Today’s Christians may be at an all-time “world saturation” level. Without intentional effort, we unavoidably soak in many activities that can erode our faith, our habits, or our character. It’s a good time to check our saturation levels by asking these eight questions:

  1. How much television do you watch every week? Reality shows? Dramas? Comedies? Talk shows? Some programs are relatively harmless; they can provide needed diversion in small doses. But other programs are downright harmful, and watching them is like taking a glass-bottom boat ride through the sewers. Few programs are truly edifying. Unchecked, television can douse our hearts and homes with a fire hose of worldliness. As Christians, we must consistently apply a Spirit-filled finger to the remote control.
  2. How much time do you spend idly surfing the Internet? While the worldwide web is helpful for research and study and keeping up with friends, it can also be a huge sinkhole swallowing up vast amounts of time and sanctity.
  3. What are you reading right now? It’s all right to enjoy leisure reading, and the right novels are restful and entertaining. But remember that your reading material is your mental diet, and whatever you feed your mind will influence who you are. Choose your books and magazines carefully.
  4. How much time do you spend each day soaking up the endless flow of news and commentary offered by various political or media outlets? We all have our political viewpoints, and the media has learned how to stoke our boilers. Some people almost become addicted to the continual cycles of news and commentary.
  5. Do you find yourself reaching for video games during moments of ease? Experts warn that video addictions are damaging to marriage, ministry, and mental well-being. One man admitted he played his favorite video game every day, every night, and sometimes all weekend. It crowded out his real life, including his wife and children. There have been reports of other people collapsing from exhaustion after playing games for fifty straight hours, of parents neglecting their infant children, and even of teens murdering their parents when video games were taken away. These are extreme cases, of course, but even a mild case of game-addition can seep away at the integrity of our spiritual foundations.
  6. Are your friends the kind who draw you closer to the Lord or do they tend to weaken your Christian zeal?
  7. How many movies have you watched this month? I don’t object to an occasional movie carefully chosen. But even watching the previews or reading the review of many movies is disturbing. The devil couldn’t have found a better propaganda medium for instilling worldly values into an entire generation of humanity.

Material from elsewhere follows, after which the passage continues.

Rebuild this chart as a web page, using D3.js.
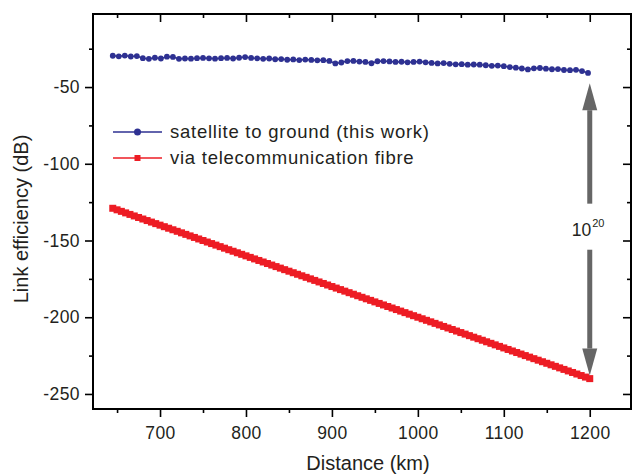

Hollywood morals have a way of becoming society’s mores. As Christians, we mustn’t underestimate the impact of soaking our minds in movieland.
  8. Is there anything on your computer screen or portable electronic device you’d be ashamed to show to Jesus, were He nearby (which He is)?

Think on These Things

Another way to face this issue is to do so comparatively. How much time do we spend on the above activities compared to studying the Bible and engaging in prayer? How does our prayer time line up when contrasted with our time emailing, texting, and talking on the phone? Philippians 4:8, tells us to saturate our minds with what is true, noble, just, pure, lovely, and of good report. “If there is any virtue and if there is anything praiseworthy—meditate on these things,” He said.

Similarly Romans 8:5-6 says, “Those who live according to the flesh set their minds on the things of the flesh, but those who live according to the Spirit, the things of the Spirit. For to be carnally (worldly) minded is death, but to be spiritually minded is life and peace.”

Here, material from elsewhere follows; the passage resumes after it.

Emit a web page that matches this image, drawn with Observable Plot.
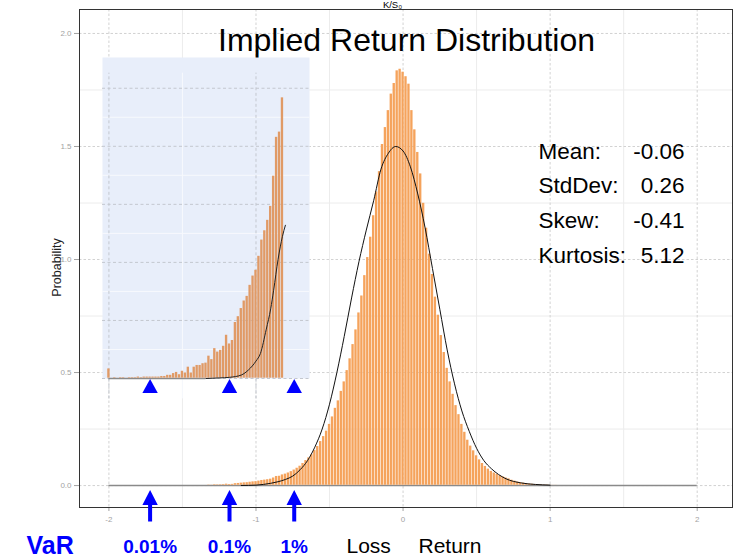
<!DOCTYPE html>
<html><head><meta charset="utf-8">
<script src="https://cdn.jsdelivr.net/npm/d3@7"></script>
<script src="https://cdn.jsdelivr.net/npm/@observablehq/plot@0.6"></script>
<style>
html,body{margin:0;padding:0;background:#fff;}
#wrap{position:relative;width:734px;height:557px;overflow:hidden;}
#wrap svg{position:absolute;max-width:none;}
</style></head><body><div id="wrap"></div>
<script>
// ---------------- DATA ----------------
// histogram bins: centres from -2.00 step 0.02
const binStart = -2.00;
const binWidth = 0.02;
const density = [
  0.0017,0.0001,0.0002,0.0001,0.0002,0.0002,0.0001,0.0002,0.0002,0.0002,
  0.0003,0.0002,0.0003,0.0003,0.0003,0.0003,0.0003,0.0003,0.0004,0.0004,
  0.0006,0.0006,0.0009,0.0011,0.0007,0.0013,0.0010,0.0020,0.0010,0.0020,
  0.0023,0.0023,0.0026,0.0027,0.0039,0.0033,0.0052,0.0046,0.0049,0.0056,
  0.0075,0.0060,0.0066,0.0097,0.0107,0.0121,0.0134,0.0142,0.0161,0.0177,
  0.0187,0.0211,0.0239,0.0255,0.0273,0.0297,0.0349,0.0416,0.0425,0.0484,
  0.052,0.057,0.063,0.070,0.078,0.087,0.099,0.112,0.124,0.138,
  0.156,0.174,0.196,0.218,0.242,0.272,0.305,0.343,0.376,0.418,
  0.46,0.51,0.562,0.625,0.69,0.765,0.84,0.93,1.01,1.10,
  1.195,1.30,1.39,1.51,1.585,1.66,1.733,1.78,1.836,1.843,
  1.83,1.81,1.777,1.66,1.575,1.475,1.38,1.25,1.14,1.025,
  0.935,0.835,0.755,0.665,0.59,0.52,0.46,0.405,0.355,0.315,
  0.272,0.237,0.202,0.176,0.155,0.133,0.115,0.099,0.086,0.074,
  0.064,0.057,0.051,0.045,0.040,0.035,0.031,0.025,0.021,0.017,
  0.014,0.012,0.010,0.008,0.007,0.006,0.005,0.005,0.004,0.004,
  0.003,0.003,0.003,0.002,0.002,0.002,0.002,0.002,0.002,0.001,
  0,0,0.002,0.002,0.002
];
// fitted normal curve (main panel)
const curveX = [-1.1,-1.0,-0.95,-0.9,-0.85,-0.8,-0.75,-0.7,-0.65,-0.6,
  -0.55,-0.5,-0.45,-0.4,-0.35,-0.3,-0.25,-0.2,-0.15,-0.1,
  -0.05,0,0.05,0.1,0.15,0.2,0.25,0.3,0.35,0.4,
  0.45,0.5,0.55,0.6,0.7,0.8,0.9,1.0];
const curveY = [0.0005,0.002,0.005,0.010,0.017,0.027,0.042,0.070,0.11,0.17,
  0.25,0.36,0.50,0.66,0.83,0.99,1.13,1.26,1.40,1.47,
  1.50,1.48,1.41,1.29,1.14,0.96,0.78,0.60,0.45,0.33,
  0.24,0.165,0.11,0.075,0.03,0.012,0.005,0.002];
// fitted normal curve (tail inset)
const insetCurveX = [-1.34,-1.25,-1.18,-1.1,-1.05,-1.0,-0.97,-0.93,-0.9,-0.88,-0.85,-0.82,-0.80];
const insetCurveY = [0,0.0001,0.0002,0.0006,0.0015,0.003,0.0043,0.0085,0.012,0.0152,0.0205,0.0245,0.0264];
const insetLastBin = -0.82;
// VaR levels
const varLabels = ["0.01%","0.1%","1%"];
const varX = [-1.72,-1.18,-0.74];
// statistics
const statLabels = ["Mean:","StdDev:","Skew:","Kurtosis:"];
const statValues = ["-0.06","0.26","-0.41","5.12"];
// ticks
const xTicks = [-2,-1,0,1,2];
const xMinor = [-1.5,-0.5,0.5,1.5];
const yTicks = [0,0.5,1,1.5,2];
const yMinor = [0.25,0.75,1.25,1.75];
const insetMajorY = [0,0.01,0.02,0.03,0.04,0.05];
const insetMinorY = [0.005,0.015,0.025,0.035,0.045];
const insetMajorX = [-2,-1];
const insetMinorX = [-1.5];

// ---------------- BUILD ----------------
const bins = density.map((h,i)=>({x: +(binStart + i*binWidth).toFixed(2), h}));
const insetBins = bins.filter(d => d.x <= insetLastBin + 1e-9);
const curve = curveX.map((x,i)=>({x, y: curveY[i]}));
const insetCurve = insetCurveX.map((x,i)=>({x, y: insetCurveY[i]}));

const FONT = '"Liberation Sans", Arial, Helvetica, sans-serif';
const W = 734, H = 557;
const M = {top: 9, right: 2, bottom: 50, left: 79};
const xDomain = [-2.2, 2.24];
const yDomain = [-0.097, 2.106];
const BLUE = "#0000ff";
const BAR = "#f5a35c";

const upArrow = {draw(ctx){
  ctx.moveTo(0,-17.5); ctx.lineTo(7.7,-2.5); ctx.lineTo(2,-2.5); ctx.lineTo(2,14);
  ctx.lineTo(-2,14); ctx.lineTo(-2,-2.5); ctx.lineTo(-7.7,-2.5); ctx.closePath();
}};
const upTri = {draw(ctx){
  ctx.moveTo(0,0.5); ctx.lineTo(7.7,14.5); ctx.lineTo(-7.7,14.5); ctx.closePath();
}};

function label(text, px, py, o = {}) {
  return Plot.text([text], {frameAnchor: "top-left", dx: px - M.left, dy: py - M.top,
    lineAnchor: "bottom", fill: "black", fontFamily: FONT, ...o});
}

const main = Plot.plot({
  width: W, height: H,
  marginTop: M.top, marginRight: M.right, marginBottom: M.bottom, marginLeft: M.left,
  style: {fontFamily: FONT, fontSize: "8px", color: "#a3a3a3", background: "white"},
  x: {domain: xDomain, ticks: xTicks, tickFormat: d => String(d), tickSize: 4, tickPadding: 5, label: null},
  y: {domain: yDomain, ticks: yTicks, tickFormat: d => d.toFixed(1), tickSize: 5, tickPadding: 3, label: null},
  marks: [
    Plot.ruleY(yMinor, {stroke: "#ececec"}),
    Plot.ruleX(xMinor, {stroke: "#ececec"}),
    Plot.ruleY(yTicks, {stroke: "#d2d2d2", strokeDasharray: "2.5,2"}),
    Plot.ruleX(xTicks, {stroke: "#d2d2d2", strokeDasharray: "2.5,2"}),
    Plot.ruleY([0], {x1: xTicks[0], x2: xTicks[xTicks.length-1], stroke: "#8a8a8a", strokeWidth: 1.6}),
    Plot.rectY(bins, {x1: d => d.x - binWidth/2, x2: d => d.x + binWidth/2, y: "h", fill: BAR, inset: 0.3}),
    Plot.line(curve, {x: "x", y: "y", stroke: "#111", strokeWidth: 1, curve: "monotone-x"}),
    Plot.frame({stroke: "#333"}),
    Plot.dot(varX, {x: d => d, frameAnchor: "bottom", symbol: upArrow, fill: BLUE, stroke: "none"}),
    Plot.text(varLabels, {x: (d,i) => varX[i], frameAnchor: "bottom", dy: 45, lineAnchor: "bottom",
      textAnchor: "middle", fontWeight: "bold", fontSize: 19, fill: BLUE, fontFamily: FONT}),
    label("VaR", 26, 553, {textAnchor: "start", fontWeight: "bold", fontSize: 25, fill: BLUE}),
    label("Loss", 346, 552, {textAnchor: "start", fontSize: 21}),
    label("Return", 418, 552, {textAnchor: "start", fontSize: 21}),
    label("Implied Return Distribution", 406, 50, {textAnchor: "middle", fontSize: 32}),
    label("K/S\u2080", 392, 7.5, {textAnchor: "middle", fontSize: 9.5}),
    ...statLabels.map((s,i) => label(s, 538, 158 + 34.8*i, {textAnchor: "start", fontSize: 22.5})),
    ...statValues.map((s,i) => label(s, 684, 158 + 34.8*i, {textAnchor: "end", fontSize: 22.5})),
    Plot.text(["Probability"], {frameAnchor: "left", dx: 56 - M.left, dy: 9, rotate: -90,
      textAnchor: "middle", lineAnchor: "middle", fontSize: 12.5, fill: "#222", fontFamily: FONT})
  ]
});
main.style.left = "0px"; main.style.top = "0px";

// inset (left tail zoom) sharing the main x mapping
const pxPerUnit = (W - M.left - M.right) / (xDomain[1] - xDomain[0]);
const IN = {left: 102, top: 57, width: 207, frame: 321, below: 22};
const insetXDomain = [xDomain[0] + (IN.left - M.left)/pxPerUnit,
                      xDomain[0] + (IN.left + IN.width - M.left)/pxPerUnit];
const insetYMax = 0.0553;
const insetRuleSpan = {y1: -0.0035, y2: 0.0526};
const inset = Plot.plot({
  width: IN.width, height: IN.frame + IN.below,
  marginTop: 0, marginRight: 0, marginLeft: 0, marginBottom: IN.below,
  style: {background: "transparent", overflow: "visible"},
  x: {domain: insetXDomain, axis: null},
  y: {domain: [0, insetYMax], axis: null},
  marks: [
    Plot.frame({fill: "#e8eefa", stroke: null}),
    Plot.ruleY(insetMinorY, {stroke: "#f7f9fd"}),
    Plot.ruleX(insetMinorX, {...insetRuleSpan, stroke: "#f7f9fd"}),
    Plot.ruleY(insetMajorY, {stroke: "#c3c7cf", strokeDasharray: "3,2.5"}),
    Plot.ruleX(insetMajorX, {...insetRuleSpan, stroke: "#c3c7cf", strokeDasharray: "3,2.5"}),
    Plot.ruleY([0], {x1: xTicks[0], x2: insetCurveX[0], stroke: "#8a8a8a", strokeWidth: 1.6}),
    Plot.rectY(insetBins, {x1: d => d.x - binWidth/2, x2: d => d.x + binWidth/2, y: "h", fill: "#e09a66", inset: 0.3}),
    Plot.line(insetCurve, {x: "x", y: "y", stroke: "#222", strokeWidth: 1, curve: "monotone-x"}),
    Plot.dot(varX, {x: d => d, frameAnchor: "bottom", symbol: upTri, fill: BLUE, stroke: "none"})
  ]
});
inset.style.left = IN.left + "px"; inset.style.top = IN.top + "px";

const wrap = document.getElementById("wrap");
wrap.appendChild(main);
wrap.appendChild(inset);
</script>
</body></html>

It’s my belief that we need to turn off the constant streams of noise and distraction so we’ll have time to meditate on the things of God and allow His Word to seep into our conscious, subconscious, and unconscious thoughts. We need to increase our habits of holiness, remembering the old song that says: “Take time to be holy, the world rushes on."1 It’s no wonder we’re anxious, worried, nervous, discouraged, and fearful. We’ve got to fix our minds on Jesus, the author and finisher of our faith (Hebrews 12:2). We need to reform some habits to guard against sinkholes.

Dr. A. W. Tozer was a man who modeled this for us all. His biographer put it this way: “A major concern of Tozer’s was the lack of spirituality among professing Christians of his day. He zeroed in on its primary cause. He was convinced that the frenzied pace… mitigated against what he termed cultivating the knowledge of God. The average church was too busy with frivolous activities to get to know God as He deserves to be known. Everything in the Christian’s life must give way to cultivating an attitude of solitude and silence. The average Christian leaves no room for reflection and meditation on the things of God."2

Now is a good time to make some adjustments in your life. Forget resolutions. Just change some things, starting today. January is a perfect time for new beginnings. Determine from the first month of 2012 to studiously avoid sinkholes. Don’t soak in the world. Instead immerse yourself in the Word, remembering what the Lord promises in Jeremiah 31:25: “I have saturated every thirsting soul, and filled every hungry soul.”3

Let Him saturate and fill yours.        


1W. O. Longstaff, “Take Time To Be Holy” (Chicago: Hope Publishing Company, 1918).

2James L. Snyder, The Life of A. W. Tozer: In Pursuit of God (Ventura, CA: Regal, 2009), 16.

3Brenton, L. C. L. (1844). The Septuagint Version of the Old Testament Translated into English (Je 31:25). London: Samuel Bagster and Sons.